Между тем его собственный манипуляторский дар тоже не стоял на месте, расширяя границы своего влияния. Заметной вехой на этом поприще стал спектакль «Жизнь Галилея» по Б. Брехту, который увидел свет 17 мая 1966 года, где Высоцкий сыграл свою ПЕРВУЮ ГЛАВНУЮ РОЛЬ в театре. После премьеры почти всем стало ясно, что в лице Высоцкого «Таганка» заимела актера с большой буквы. Вот почему, когда в те майские дни первый исполнитель этой роли — Николай Губенко — изъявил желание вернуться в театр с условием возврата ему роли Галилея, актеру отказали — Высоцкий играл ее не хуже. Впрочем, судя по всему, была в этом отказе и другая причина — идеологическая.
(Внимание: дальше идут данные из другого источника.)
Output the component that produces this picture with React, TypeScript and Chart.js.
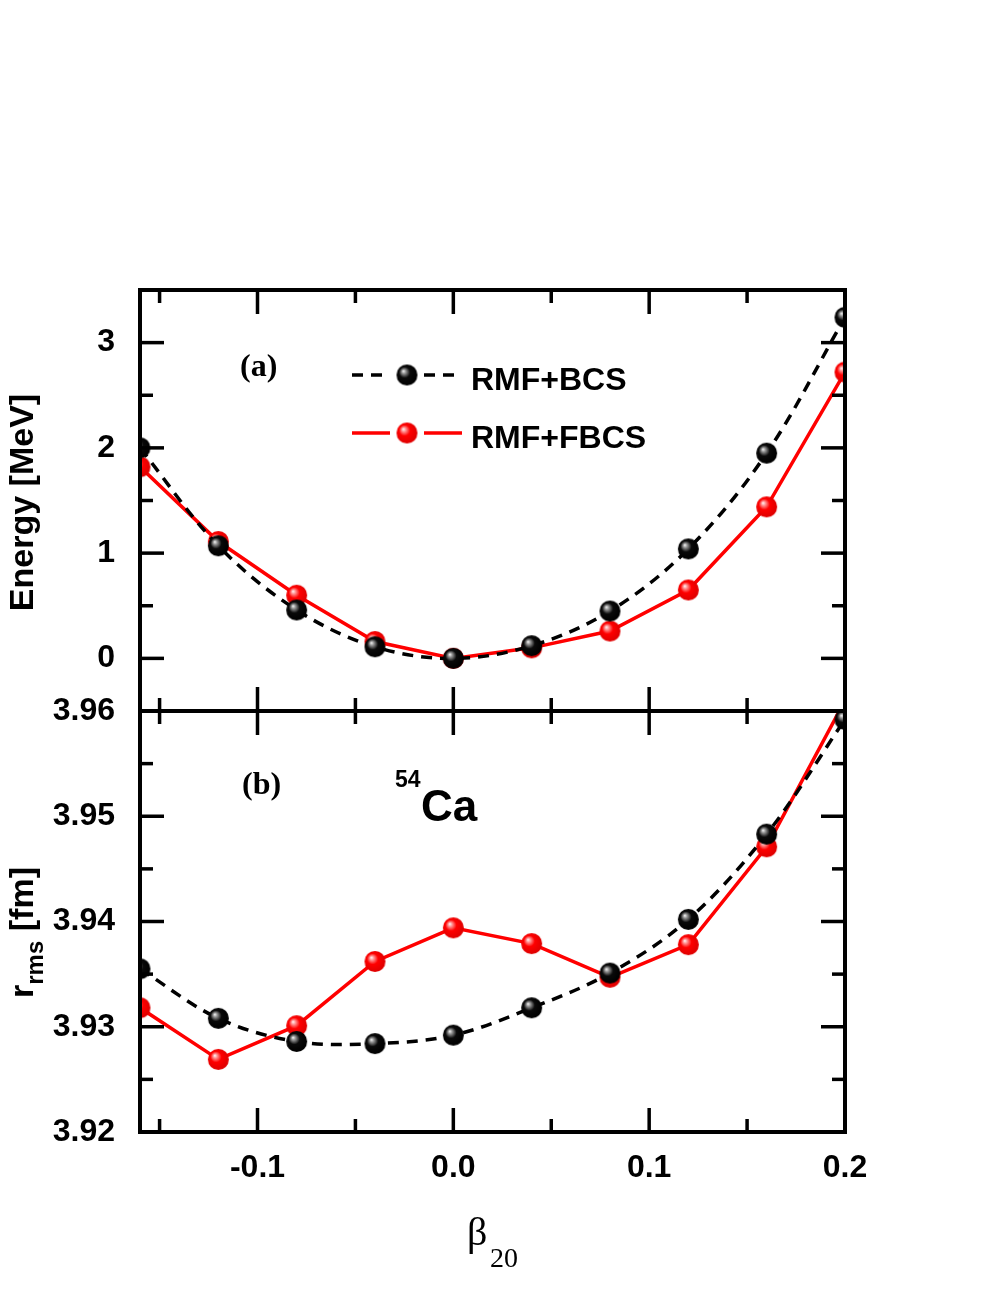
import React, { useEffect, useRef } from 'react';
import { Chart, registerables } from 'chart.js';
Chart.register(...registerables);

// ---- data ----
const BETA = [-0.16, -0.12, -0.08, -0.04, 0, 0.04, 0.08, 0.12, 0.16, 0.2];
const E_BCS = [2.0, 1.07, 0.46, 0.11, 0.0, 0.12, 0.45, 1.04, 1.95, 3.24];
const E_FBCS = [1.82, 1.11, 0.6, 0.16, 0.0, 0.1, 0.26, 0.65, 1.44, 2.72];
const R_BCS = [3.9355, 3.9308, 3.9286, 3.9284, 3.9292, 3.9318, 3.9351, 3.9402, 3.9483, 3.9592];
const R_FBCS = [3.9318, 3.9269, 3.9301, 3.9362, 3.9394, 3.9379, 3.9347, 3.9378, 3.9471, 3.961];

const SERIES_LABELS = ['RMF+BCS', 'RMF+FBCS'];

// ---- ticks ----
const X_MAJOR = [-0.1, 0.0, 0.1, 0.2];
const X_MINOR = [-0.15, -0.05, 0.05, 0.15];
const E_MAJOR = [0, 1, 2, 3];
const E_MINOR = [0.5, 1.5, 2.5];
const R_MAJOR = [3.92, 3.93, 3.94, 3.95, 3.96];
const R_MINOR = [3.925, 3.935, 3.945, 3.955];

const FONT_SANS = 'Liberation Sans, Arial, sans-serif';
const FONT_SERIF = 'Liberation Serif, Times New Roman, serif';

function makeBall(base: string, mid: string, dark: string, r: number) {
  const c = document.createElement('canvas');
  const s = Math.ceil(r * 2 + 2);
  c.width = s;
  c.height = s;
  const g = c.getContext('2d')!;
  const cx = s / 2, cy = s / 2;
  const grad = g.createRadialGradient(cx - r * 0.35, cy - r * 0.38, 0, cx - r * 0.1, cy - r * 0.1, r * 1.05);
  grad.addColorStop(0, '#ffffff');
  grad.addColorStop(0.18, mid);
  grad.addColorStop(0.5, base);
  grad.addColorStop(1, dark);
  g.fillStyle = grad;
  g.beginPath();
  g.arc(cx, cy, r, 0, Math.PI * 2);
  g.fill();
  return c;
}

export default function App() {
  const ref = useRef<HTMLCanvasElement | null>(null);

  useEffect(() => {
    document.body.style.margin = '0';
    const blackBall = makeBall('#0a0a0a', '#9a9a9a', '#000000', 10.5);
    const redBall = makeBall('#ff0000', '#ff9a9a', '#e00000', 10.5);
    const balls = [blackBall, redBall];

    const panelClip = {
      id: 'panelClip',
      beforeDatasetDraw(chart: any, args: any) {
        const ys = chart.scales[args.meta.yAxisID];
        const ca = chart.chartArea;
        const ctx = chart.ctx;
        ctx.save();
        ctx.beginPath();
        ctx.rect(ca.left, ys.top, ca.right - ca.left, ys.bottom - ys.top);
        ctx.clip();
      },
      afterDatasetDraw(chart: any) {
        chart.ctx.restore();
      },
    };

    const frame = {
      id: 'frame',
      afterDatasetsDraw(chart: any) {
        const ctx = chart.ctx;
        const x = chart.scales.x;
        const yE = chart.scales.yE;
        const yR = chart.scales.yR;
        const L = chart.chartArea.left;
        const Rr = chart.chartArea.right;
        const MAJ = 24, MIN = 13;
        const ln = (a: number, b: number, c: number, d: number) => {
          ctx.beginPath();
          ctx.moveTo(a, b);
          ctx.lineTo(c, d);
          ctx.stroke();
        };
        ctx.save();
        ctx.strokeStyle = '#000';
        ctx.lineWidth = 3.5;
        const panels: any[] = [
          [yE, E_MAJOR, E_MINOR],
          [yR, R_MAJOR, R_MINOR],
        ];
        for (const [ys, maj, min] of panels) {
          const xs: any[] = [[X_MAJOR, MAJ], [X_MINOR, MIN]];
          for (const [vals, len] of xs) {
            for (const v of vals) {
              const px = x.getPixelForValue(v);
              ln(px, ys.top, px, ys.top + len);
              ln(px, ys.bottom, px, ys.bottom - len);
            }
          }
          const yv: any[] = [[maj, MAJ], [min, MIN]];
          for (const [vals, len] of yv) {
            for (const v of vals) {
              const py = ys.getPixelForValue(v);
              ln(L, py, L + len, py);
              ln(Rr, py, Rr - len, py);
            }
          }
        }
        ctx.lineWidth = 4;
        ctx.strokeRect(L, yE.top, Rr - L, yR.bottom - yE.top);
        ln(L, yE.bottom, Rr, yE.bottom);
        ctx.restore();
      },
    };

    const texts = {
      id: 'texts',
      afterDraw(chart: any) {
        const ctx = chart.ctx;
        const ca = chart.chartArea;
        const yE = chart.scales.yE;
        const yR = chart.scales.yR;
        ctx.save();
        ctx.fillStyle = '#000';
        ctx.textAlign = 'left';
        ctx.textBaseline = 'alphabetic';

        // legend
        const dsets = chart.data.datasets;
        const rows = [ca.top + 85, ca.top + 143];
        rows.forEach((ly: number, i: number) => {
          const ds = dsets[i];
          ctx.save();
          ctx.strokeStyle = ds.borderColor;
          ctx.lineWidth = ds.borderWidth;
          ctx.setLineDash(ds.borderDash || []);
          ctx.beginPath();
          ctx.moveTo(ca.left + 212, ly);
          ctx.lineTo(ca.left + 250, ly);
          ctx.moveTo(ca.left + 284, ly);
          ctx.lineTo(ca.left + 322, ly);
          ctx.stroke();
          ctx.restore();
          const b = balls[i];
          ctx.drawImage(b, ca.left + 267 - b.width / 2, ly - b.height / 2);
          ctx.font = `bold 32px ${FONT_SANS}`;
          ctx.fillText(SERIES_LABELS[i], ca.left + 331, ly + 15);
        });

        // panel labels
        ctx.font = `bold 32px ${FONT_SERIF}`;
        ctx.fillText('(a)', ca.left + 100, yE.top + 86);
        ctx.fillText('(b)', ca.left + 102, yR.top + 83);

        ctx.font = `bold 23px ${FONT_SANS}`;
        ctx.fillText('54', ca.left + 255, yR.top + 76);
        ctx.font = `bold 44px ${FONT_SANS}`;
        ctx.fillText('Ca', ca.left + 281, yR.top + 110);

        // y titles
        ctx.save();
        ctx.font = `bold 34px ${FONT_SANS}`;
        ctx.translate(33, (yE.top + yE.bottom) / 2 + 2);
        ctx.rotate(-Math.PI / 2);
        ctx.textAlign = 'center';
        ctx.fillText('Energy [MeV]', 0, 0);
        ctx.restore();

        ctx.save();
        ctx.translate(33, (yR.top + yR.bottom) / 2 + 11);
        ctx.rotate(-Math.PI / 2);
        ctx.font = `bold 34px ${FONT_SANS}`;
        const w1 = ctx.measureText('r').width;
        ctx.font = `bold 24px ${FONT_SANS}`;
        const w2 = ctx.measureText('rms').width;
        ctx.font = `bold 34px ${FONT_SANS}`;
        const w3 = ctx.measureText(' [fm]').width;
        let sx = -(w1 + w2 + w3) / 2;
        ctx.fillText('r', sx, 0);
        sx += w1;
        ctx.font = `bold 24px ${FONT_SANS}`;
        ctx.fillText('rms', sx, 10);
        sx += w2;
        ctx.font = `bold 34px ${FONT_SANS}`;
        ctx.fillText(' [fm]', sx, 0);
        ctx.restore();

        // x title
        ctx.font = `40px ${FONT_SERIF}`;
        ctx.fillText('β', 467, 1245);
        ctx.font = `28px ${FONT_SERIF}`;
        ctx.fillText('20', 490, 1267);
        ctx.restore();
      },
    };

    const tickFont = { family: FONT_SANS, size: 32, weight: 'bold' as const };

    const chart = new Chart(ref.current!, {
      type: 'line',
      data: {
        datasets: [
          {
            label: SERIES_LABELS[0],
            data: BETA.map((b, i) => ({ x: b, y: E_BCS[i] })),
            yAxisID: 'yE',
            borderColor: '#000000',
            borderWidth: 3.5,
            borderDash: [11, 8],
            tension: 0.35,
            pointStyle: blackBall,
            pointRadius: 10,
          },
          {
            label: SERIES_LABELS[1],
            data: BETA.map((b, i) => ({ x: b, y: E_FBCS[i] })),
            yAxisID: 'yE',
            borderColor: '#ff0000',
            borderWidth: 3.5,
            tension: 0,
            pointStyle: redBall,
            pointRadius: 10,
          },
          {
            label: SERIES_LABELS[0],
            data: BETA.map((b, i) => ({ x: b, y: R_BCS[i] })),
            yAxisID: 'yR',
            borderColor: '#000000',
            borderWidth: 3.5,
            borderDash: [11, 8],
            tension: 0.35,
            pointStyle: blackBall,
            pointRadius: 10,
          },
          {
            label: SERIES_LABELS[1],
            data: BETA.map((b, i) => ({ x: b, y: R_FBCS[i] })),
            yAxisID: 'yR',
            borderColor: '#ff0000',
            borderWidth: 3.5,
            tension: 0,
            pointStyle: redBall,
            pointRadius: 10,
          },
        ] as any,
      },
      options: {
        animation: false,
        responsive: false,
        events: [],
        layout: { padding: { top: 290, right: 152, bottom: 0, left: 0 } },
        plugins: { legend: { display: false }, tooltip: { enabled: false } },
        scales: {
          x: {
            type: 'linear',
            min: -0.16,
            max: 0.2,
            grid: { display: false, drawTicks: false },
            border: { display: false },
            afterBuildTicks: (s: any) => {
              s.ticks = X_MAJOR.map((v) => ({ value: v }));
            },
            afterFit: (s: any) => {
              s.height = 158;
            },
            ticks: {
              font: tickFont,
              color: '#000',
              padding: 17,
              maxRotation: 0,
              autoSkip: false,
              callback: (v: any) => Number(v).toFixed(1),
            },
          },
          yR: {
            type: 'linear',
            position: 'left',
            stack: 'panels',
            stackWeight: 1,
            min: 3.92,
            max: 3.96,
            grid: { display: false, drawTicks: false },
            border: { display: false },
            afterBuildTicks: (s: any) => {
              s.ticks = R_MAJOR.map((v) => ({ value: v }));
            },
            afterFit: (s: any) => {
              s.width = 140;
            },
            ticks: {
              font: tickFont,
              color: '#000',
              padding: 25,
              autoSkip: false,
              callback: (v: any) => Number(v).toFixed(2),
            },
          },
          yE: {
            type: 'linear',
            position: 'left',
            stack: 'panels',
            stackWeight: 1,
            min: -0.5,
            max: 3.5,
            grid: { display: false, drawTicks: false },
            border: { display: false },
            afterBuildTicks: (s: any) => {
              s.ticks = E_MAJOR.map((v) => ({ value: v }));
            },
            afterFit: (s: any) => {
              s.width = 140;
            },
            ticks: {
              font: tickFont,
              color: '#000',
              padding: 25,
              autoSkip: false,
              callback: (v: any) => String(Math.round(Number(v))),
            },
          },
        } as any,
      },
      plugins: [panelClip, frame, texts],
    });
    return () => chart.destroy();
  }, []);

  return (
    <div style={{ position: 'absolute', left: 0, top: 0, width: 997, height: 1290, background: '#fff' }}>
      <canvas ref={ref} width={997} height={1290} style={{ display: 'block' }} />
    </div>
  );
}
Любимов, видимо, каким-то внутренним чутьем уловил, что судьба Галилея удивительным образом созвучна с судьбой самого Высоцкого (но не Губенко). Оба они (итальянский ученый и советский актер) были теми самыми «прогрессистами», которые бежали впереди паровоза — традиционного общества, ломая его устои и традиции. Галилея не зря при жизни называли разрушителем Библии, перевернувшим всю почитаемую веками иерархию мироздания. Высоцкому суждено будет стать разрушителем «советской Библии», одним из погубителей (вольным или не вольным — не суть важно) советского мироздания. Именно этот разрушительный посыл, видимо, и уловил в Высоцком Любимов, который видел в этом разрушении надежду на лучшее будущее (скорее всего, для себя лично, чем для народа). Ему казалось, что этот строй нужно именно разрушить, поскольку никакой модернизации он не подвластен (после отстранения от власти Хрущева подавляющая часть либералов-западников убедилась в этом окончательно и бесповоротно). Не случайно тогда же Любимов обратился и к поэме С. Есенина «Пугачев» и переформатировал ее в удобном для него ключе — с упором на идею бунта.
Но вернемся к «Жизни Галилея».
Любимов и в нем занялся перекройкой пьесы в удобном для себя ключе. Как напишет чуть позже театровед Александр Гершкович:
«По ходу работы над спектаклем режиссер все более отходил от Брехта, как откровенно тенденциозного автора, у которого проблемы политики обнажены в сценическом действии с отчетливостью ликбеза. Спектакль все больше делал крен в сторону психологического анализа причин компромиссного поведения и поступков Галилея, в коем пытливый ум естествоиспытателя и борца за истину совмещался с условностями жестокого и лицемерного времени на грани двух эпох — Инквизиции и Возрождения…
Высоцкий сыграл в Галилее не трагедию ученого, изменившего истине, а человеческую драму правдолюбца, который уже знает, что мир не тот, и готов мыслить и жить по-новому, но еще не может переступить через себя и вынужден считаться с правилами старой игры…»
В этом отрывке мною не случайно выделены последние строчки. Судьба Галилея (в интерпретации Любимова) и в самом деле была близка советским либералам-западникам. Ведь ко второй половине 60-х они уже окончательно пришли к убеждению, что мир уже не тот (капитализм лучше социализма) и готов мыслить и жить по-новому (то есть под американскую дудку), но еще не может переступить через себя и вынужден считаться с правилами старой игры (с теми правилами, за которые все еще держится подавляющая часть советской номенклатуры).